Effects of lexical and syntactic congruency in L2 predictive gender processing

Hopp, H. 1 & Lemmerth, N. 2

1 University of Braunschweig
2 University of Mannheim

Adult L2 learners show persistent difficulties in processing grammatical gender, especially if the L1 lacks gender (English). However, even learners whose L1s have gender do not invariably use L2 gender to predict referents on-line ('laFEM' -> 'casaFEM').

To refine the scope of L1 effects, we test how lexical and syntactic differences between L1/2 gender affect L2 German gender processing by L1 Russians. Both languages have three genders. They differ in lexical congruency in gender assignment of nouns (tableMASC-MASC vs houseNEUT-MASC). Further, gender is syntactically marked on prenominal determiners in German but on postnominal suffixes in Russian. On adjectives, both mark gender on suffixes.

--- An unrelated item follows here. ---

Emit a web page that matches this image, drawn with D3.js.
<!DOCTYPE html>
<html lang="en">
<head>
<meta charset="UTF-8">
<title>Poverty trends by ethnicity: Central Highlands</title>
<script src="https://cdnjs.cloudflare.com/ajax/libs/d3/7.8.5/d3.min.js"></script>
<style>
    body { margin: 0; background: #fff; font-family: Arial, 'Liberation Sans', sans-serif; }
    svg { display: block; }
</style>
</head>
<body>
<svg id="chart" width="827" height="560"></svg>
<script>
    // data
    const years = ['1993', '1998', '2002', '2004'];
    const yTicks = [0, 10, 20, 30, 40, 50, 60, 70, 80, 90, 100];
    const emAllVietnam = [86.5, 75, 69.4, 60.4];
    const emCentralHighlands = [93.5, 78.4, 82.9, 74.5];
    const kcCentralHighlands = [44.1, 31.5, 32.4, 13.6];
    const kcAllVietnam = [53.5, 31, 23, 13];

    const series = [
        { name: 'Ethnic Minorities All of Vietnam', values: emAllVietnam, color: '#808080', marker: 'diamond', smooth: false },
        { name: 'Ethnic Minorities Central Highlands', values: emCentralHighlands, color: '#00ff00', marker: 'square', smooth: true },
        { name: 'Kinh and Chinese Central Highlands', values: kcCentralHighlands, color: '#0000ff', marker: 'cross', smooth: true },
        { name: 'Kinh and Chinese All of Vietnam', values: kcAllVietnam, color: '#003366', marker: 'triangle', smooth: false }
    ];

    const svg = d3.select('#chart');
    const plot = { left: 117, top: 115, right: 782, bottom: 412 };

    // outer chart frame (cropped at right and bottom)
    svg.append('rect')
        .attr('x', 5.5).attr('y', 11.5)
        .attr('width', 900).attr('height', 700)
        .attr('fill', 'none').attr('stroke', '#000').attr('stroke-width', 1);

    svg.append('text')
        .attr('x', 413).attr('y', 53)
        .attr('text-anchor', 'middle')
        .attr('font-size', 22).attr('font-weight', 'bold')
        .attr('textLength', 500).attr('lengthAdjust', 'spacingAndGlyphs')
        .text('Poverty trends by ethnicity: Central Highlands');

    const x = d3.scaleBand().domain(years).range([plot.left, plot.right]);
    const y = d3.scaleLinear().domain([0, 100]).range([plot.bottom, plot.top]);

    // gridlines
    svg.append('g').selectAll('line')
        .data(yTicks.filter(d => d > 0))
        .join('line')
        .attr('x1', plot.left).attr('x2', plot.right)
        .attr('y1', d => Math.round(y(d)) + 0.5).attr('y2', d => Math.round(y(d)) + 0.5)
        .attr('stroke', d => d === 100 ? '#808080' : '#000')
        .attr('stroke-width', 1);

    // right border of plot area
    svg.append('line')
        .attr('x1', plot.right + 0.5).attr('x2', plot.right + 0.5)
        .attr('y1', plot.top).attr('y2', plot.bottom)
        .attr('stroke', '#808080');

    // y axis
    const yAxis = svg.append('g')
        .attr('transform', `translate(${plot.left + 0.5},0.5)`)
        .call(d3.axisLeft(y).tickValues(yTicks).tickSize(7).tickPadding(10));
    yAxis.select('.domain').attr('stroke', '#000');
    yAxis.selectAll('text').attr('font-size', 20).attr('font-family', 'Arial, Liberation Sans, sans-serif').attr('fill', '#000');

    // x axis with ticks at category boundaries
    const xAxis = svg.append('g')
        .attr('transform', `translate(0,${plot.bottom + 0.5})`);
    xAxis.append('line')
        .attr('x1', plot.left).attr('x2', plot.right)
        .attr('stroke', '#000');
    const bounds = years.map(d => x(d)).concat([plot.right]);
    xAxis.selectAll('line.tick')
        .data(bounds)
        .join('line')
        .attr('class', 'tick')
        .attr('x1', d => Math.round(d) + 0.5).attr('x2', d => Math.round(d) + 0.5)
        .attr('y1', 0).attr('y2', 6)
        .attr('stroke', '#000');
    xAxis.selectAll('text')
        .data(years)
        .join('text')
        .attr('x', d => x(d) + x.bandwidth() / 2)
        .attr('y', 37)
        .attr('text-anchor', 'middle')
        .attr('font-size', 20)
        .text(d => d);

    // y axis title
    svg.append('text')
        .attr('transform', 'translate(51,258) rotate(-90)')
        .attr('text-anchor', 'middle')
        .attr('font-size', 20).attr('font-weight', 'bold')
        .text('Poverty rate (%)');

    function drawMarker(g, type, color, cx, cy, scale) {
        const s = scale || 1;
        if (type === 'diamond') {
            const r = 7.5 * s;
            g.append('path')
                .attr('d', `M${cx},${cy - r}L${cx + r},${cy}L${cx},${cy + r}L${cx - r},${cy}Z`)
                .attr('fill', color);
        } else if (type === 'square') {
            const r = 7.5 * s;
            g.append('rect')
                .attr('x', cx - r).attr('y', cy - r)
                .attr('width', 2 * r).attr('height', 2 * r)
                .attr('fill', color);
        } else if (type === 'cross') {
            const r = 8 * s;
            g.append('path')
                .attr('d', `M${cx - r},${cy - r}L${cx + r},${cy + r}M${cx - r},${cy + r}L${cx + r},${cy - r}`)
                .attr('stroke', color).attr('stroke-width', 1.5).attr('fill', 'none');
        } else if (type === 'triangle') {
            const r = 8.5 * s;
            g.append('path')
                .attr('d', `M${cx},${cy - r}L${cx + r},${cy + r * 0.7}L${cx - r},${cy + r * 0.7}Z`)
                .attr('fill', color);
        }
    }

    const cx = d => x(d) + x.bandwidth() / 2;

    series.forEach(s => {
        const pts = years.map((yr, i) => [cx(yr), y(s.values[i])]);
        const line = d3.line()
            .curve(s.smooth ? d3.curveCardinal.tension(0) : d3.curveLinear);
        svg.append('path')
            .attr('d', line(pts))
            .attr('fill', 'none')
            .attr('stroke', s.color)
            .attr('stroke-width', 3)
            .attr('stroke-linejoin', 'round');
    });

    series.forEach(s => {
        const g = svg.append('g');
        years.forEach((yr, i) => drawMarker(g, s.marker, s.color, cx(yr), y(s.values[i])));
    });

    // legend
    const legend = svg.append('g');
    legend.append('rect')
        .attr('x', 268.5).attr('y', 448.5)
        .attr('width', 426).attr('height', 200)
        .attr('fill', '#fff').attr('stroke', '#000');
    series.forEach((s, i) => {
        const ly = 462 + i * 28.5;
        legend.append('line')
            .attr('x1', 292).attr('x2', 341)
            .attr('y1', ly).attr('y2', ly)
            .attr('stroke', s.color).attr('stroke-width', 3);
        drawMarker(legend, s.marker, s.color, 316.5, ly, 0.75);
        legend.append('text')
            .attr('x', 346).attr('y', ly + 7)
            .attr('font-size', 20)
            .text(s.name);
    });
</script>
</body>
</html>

In visual-world eye-tracking, 24 L1 Russian L2 learners were tested alongside 15 Germans as they listened to questions (?Where is [DET] [ADJ] [Noun]??). We crossed the factors lexical congruency (congruent vs incongruent) and syntactic congruency (adjective vs determiner marking). Mixed effect models show interactions of L1, proficiency and congruency. Like natives, high-proficiency L2ers use L2 gender predictively in all conditions. Intermediate L2ers show general gender prediction with (syntactically congruent) adjectives, yet for (syntactically incongruent) determiners only with lexically congruent nouns. We discuss how lexical and syntactic properties of the L1 interact in L2 gender and sentence processing.